Schwächen? Nur eine Frage der Geduld

Eine mögliche Kritik an Napalm Lullaby 1 ist, dass viele Fragen offenbleiben. Die Charaktere werden nur angedeutet, die Welt ist riesig, und der Fokus liegt zunächst auf dem Aufbau der Prämisse. Für jeden, der schnelle Antworten erwarten, könnte das frustrierend sein. Doch genau darin liegt die Stärke des Comics: Er fordert Geduld und belohnt sie mit Tiefe.
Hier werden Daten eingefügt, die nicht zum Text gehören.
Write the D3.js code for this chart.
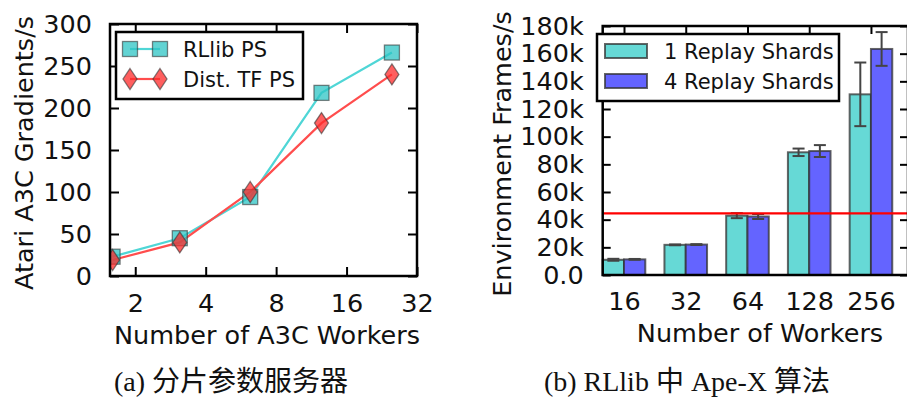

Ein kraftvoller Auftakt mit Tiefgang

Napalm Lullaby 1 ist ein Comic, der sowohl durch seine Geschichte als auch durch seine visuelle Umsetzung überzeugt . Rick Remender und Bengal entführen uns in eine dystopische Welt, die von religiösem Fanatismus und totalitärer Kontrolle geprägt ist. Schon die Prämisse, zwei Bastardkinder des Messias machen sich auf, um Gott zu töten, ist definitiv mal was anderes. Die Welt, die hier aufgebaut wird, ist gleichermaßen faszinierend wie erschreckend. Bengal unterstreicht diesen Gegensatz mit Zeichnungen, die die kalte Perfektion der Theokratie und das chaotische Elend der Slums meisterhaft einfangen. Im Mittelpunkt stehen Sam und Sally, zwei Figuren, die alles andere als klassische Helden sind. Ihre Fähigkeiten – Sams Empathie und Sallys Täuschungskünste machen sie besonders, aber auch verletzlich. Remender zeigt sie nicht als strahlende Retter, sondern als Menschen mit Fehlern und inneren Konflikten, was sie umso glaubwürdiger und interessanter macht. Die Farbgebung und Detailtreue ziehen uns sofort in die dystopische Welt. Die größte Stärke des Comics, ist der Aufbau einer komplexen Welt und vielschichtiger Figuren, auch wenn vieles noch offen bleibt, schafft man hier mit dem ersten Band einen guten Auftakt.